We grapple with the deep truth that all art is propaganda everyday as we produce sound, space, clothing, and images that agitate the current boundaries of our queer experience. When we call for the death of gender, we call upon our desires to be illegible. Illegibility does not mean invisible, it means we reject the platitudes of “progress and success”, we resist assimilation. We created and distributed agitative propaganda, and new images that speak for themselves as part of the constant process of redefinition, improvisation, and chaos that makes illegibility a possibility. In many ways these images speak for themselves, yet it is important to note how they resist and contradict images that we’ve also used to represent us: the Madonna herself. Being raised in a catholic community or household has been immensely challenging for children of the Latinx diaspora.
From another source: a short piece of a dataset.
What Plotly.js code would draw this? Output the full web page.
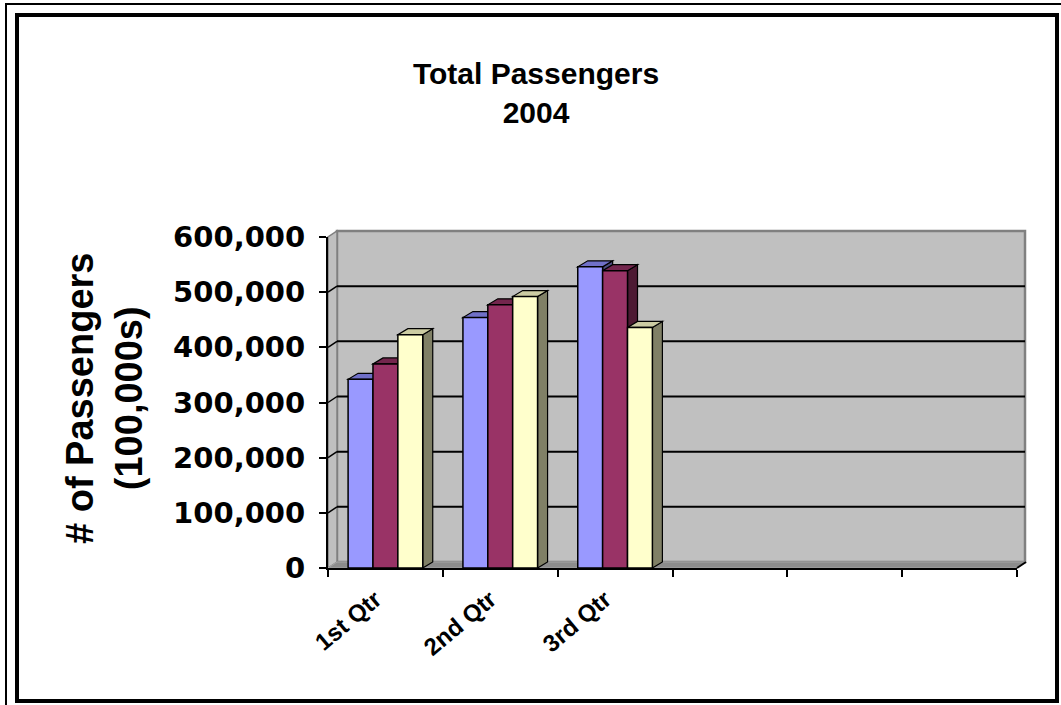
<!DOCTYPE html>
<html><head><meta charset="utf-8">
<script src="https://cdn.plot.ly/plotly-3.0.1.min.js"></script>
<style>html,body{margin:0;padding:0;background:#fff}#chart{width:1061px;height:705px}</style>
</head><body><div id="chart"></div>
<script>
// ---- data ----
const categories = ["1st Qtr", "2nd Qtr", "3rd Qtr"];
const slotCount = 6;
const seriesNames = ["East", "West", "North"];
const east = [342000, 454000, 546000];
const west = [370000, 477000, 539000];
const north = [423000, 492000, 436000];
const yTickValues = [0, 100000, 200000, 300000, 400000, 500000, 600000];
const yMax = 600000;

// ---- styling ----
const frontColors = ["#9999FF", "#993366", "#FFFFCC"];
const topColors = ["#7070C8", "#73264D", "#CCCCA3"];
const sideColors = ["#4D4D80", "#4D1A33", "#808066"];
const seriesValues = [east, west, north];

// plot area (front plane) in pixels
const PL = 328, PR = 1017, PT = 237, PB = 568, W = 1061, H = 705;
const PW = PR - PL, PH = PB - PT;
const px2x = p => (p - PL) / PW;
const py2y = p => (PB - p) / PH;
const WX = 9, WY = 6;      // back wall offset (px)
const BDX = 10, BDY = 6;   // bar depth (px)
const bargap = 0.35;

const xPos = categories.map((_, i) => i + 0.5);
const slotBounds = Array.from({length: slotCount + 1}, (_, i) => i);

const traces = seriesValues.map((vals, s) => ({
  type: "bar", name: seriesNames[s], x: xPos, y: vals,
  marker: {color: frontColors[s], line: {color: "#000", width: 1.5}},
  hoverinfo: "skip", showlegend: false
}));

const shapes = [];
// back wall
shapes.push({type: "rect", xref: "paper", yref: "paper", layer: "below",
  x0: px2x(PL + WX), x1: px2x(PR + WX - 1), y0: py2y(PB - WY), y1: py2y(PT - WY),
  fillcolor: "#C0C0C0", line: {color: "#808080", width: 2.5}});
// left wall
shapes.push({type: "path", xref: "paper", yref: "paper", layer: "below",
  path: `M ${px2x(PL)},${py2y(PB)} L ${px2x(PL)},${py2y(PT)} L ${px2x(PL+WX)},${py2y(PT-WY)} L ${px2x(PL+WX)},${py2y(PB-WY)} Z`,
  fillcolor: "#C0C0C0", line: {color: "#808080", width: 1.5}});
// gridlines on back wall + left wall connectors
yTickValues.forEach(v => {
  const fy = v / yMax;
  const by = (WY + v / yMax * PH) / PH;
  if (v > 0 && v < yMax) {
    shapes.push({type: "line", xref: "paper", yref: "paper", layer: "below",
      x0: px2x(PL + WX), x1: px2x(PR + WX - 1), y0: by, y1: by,
      line: {color: "#000", width: 2}});
    shapes.push({type: "line", xref: "paper", yref: "paper", layer: "below",
      x0: 0, x1: px2x(PL + WX), y0: fy, y1: by,
      line: {color: "#000", width: 1.5}});
  }
});
// floor
shapes.push({type: "path", xref: "paper", yref: "paper", layer: "below",
  path: `M ${px2x(PL)},${py2y(PB)} L ${px2x(PR)},${py2y(PB)} L ${px2x(PR+WX)},${py2y(PB-WY)} L ${px2x(PL+WX)},${py2y(PB-WY)} Z`,
  fillcolor: "#8C8C8C", line: {color: "#A6A6A6", width: 1}});
// right end of front axis
shapes.push({type: "line", xref: "paper", yref: "paper", layer: "above",
  x0: 1, y0: 0, x1: px2x(PR + WX), y1: py2y(PB - WY), line: {color: "#000", width: 2}});

// 3D top / side faces of bars computed from data
const barW = (1 - bargap) / seriesValues.length;
const dxu = BDX / (PW / slotCount);
const dyu = BDY * yMax / PH;
categories.forEach((_, c) => {
  seriesValues.forEach((vals, s) => {
    const v = vals[c];
    const ctr = xPos[c] + (s - (seriesValues.length - 1) / 2) * barW;
    const L = ctr - barW / 2, R = ctr + barW / 2;
    shapes.push({type: "path", xref: "x", yref: "y", layer: "below",
      path: `M ${R},0 L ${R},${v} L ${R+dxu},${v+dyu} L ${R+dxu},${dyu} Z`,
      fillcolor: sideColors[s], line: {color: "#000", width: 1.2}});
    shapes.push({type: "path", xref: "x", yref: "y", layer: "below",
      path: `M ${L},${v} L ${R},${v} L ${R+dxu},${v+dyu} L ${L+dxu},${v+dyu} Z`,
      fillcolor: topColors[s], line: {color: "#000", width: 1.2}});
  });
});

// chart frame
shapes.push({type: "rect", xref: "paper", yref: "paper", layer: "above",
  x0: px2x(17), x1: px2x(1057), y0: py2y(701), y1: py2y(15),
  line: {color: "#000", width: 4}});
shapes.push({type: "path", xref: "paper", yref: "paper", layer: "above",
  path: `M ${px2x(6)},${py2y(710)} L ${px2x(6)},${py2y(4)} L ${px2x(1070)},${py2y(4)}`,
  line: {color: "#000", width: 2}});

const layout = {
  width: W, height: H,
  margin: {l: PL, r: W - PR, t: PT, b: H - PB, pad: 0},
  paper_bgcolor: "#fff", plot_bgcolor: "rgba(0,0,0,0)",
  barmode: "group", bargap: bargap, bargroupgap: 0,
  showlegend: false,
  title: {text: "Total Passengers<br>2004", xref: "container", yref: "container",
    x: 536 / W, xanchor: "center", y: 1 - 84 / H, yanchor: "top",
    font: {family: "Liberation Sans", size: 30, weight: "bold", color: "#000"}},
  xaxis: {range: [0, slotCount], tickmode: "array", tickvals: xPos, ticktext: categories,
    ticks: "", tickangle: -40, showgrid: false, zeroline: false,
    showline: true, linecolor: "#000", linewidth: 2,
    ticklabelshift: -10, ticklabelstandoff: 6,
    tickfont: {family: "Liberation Sans", size: 24, weight: "bold", color: "#000"},
    minor: {tickmode: "array", tickvals: slotBounds, ticks: "outside", ticklen: 7,
      tickwidth: 2, tickcolor: "#000", showgrid: false},
    fixedrange: true},
  yaxis: {range: [0, yMax], tickmode: "array", tickvals: yTickValues, tickformat: ",",
    ticks: "outside", ticklen: 7, tickwidth: 2, tickcolor: "#000",
    showline: true, linecolor: "#000", linewidth: 2, showgrid: false, zeroline: false,
    ticklabelstandoff: 8,
    tickfont: {family: "DejaVu Sans", size: 29, weight: "bold", color: "#000"},
    fixedrange: true},
  annotations: [{text: "# of Passengers<br>(100,000s)", textangle: -90,
    xref: "paper", yref: "paper", x: px2x(104), y: py2y(399),
    xanchor: "center", yanchor: "middle", showarrow: false,
    font: {family: "Liberation Sans", size: 38, weight: "bold", color: "#000"}}],
  shapes: shapes
};

Plotly.newPlot("chart", traces, layout, {displayModeBar: false, staticPlot: true});
</script>
</body></html>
Particularly affected are BRUJAS who go against fundamentalist, sexually oppressive disciplines within catholicism, a practice that condemns premarital sex, homosexuality, and anything that stems away from patriarchal hegemony.
For people left navigating our cultural heritage with our sexual inclinations, Santa Muerte presents herself as support, she is the Mother of Holy Death. Mother Mary, the Madonna, or La Virgen, sits next to La Santa Muerte as part of the duality of strong female representation for BRUJAS that offers protection and guidance. The decision to use the saint imagery for BRUJAS was influenced by our heritage as well as the scholarship of Dr. Clarissa Pinkola Estés who argues in her anthropological text Untie the Strong Woman that Mary has appeared across culture and religions throughout the span of history as a figure of feminine power. She writes “There is a promise Holy Mother makes, that any soul needing comfort, vision, guidance, or strength can cry out to her, flee to her protection, and Blessed Mother will immediately arrive with veils flying. She will place us under her mantle for refuge, and give us the warmth of her most compassionate touch, and strong guidance about how to go by the soul’s lights” (Estes).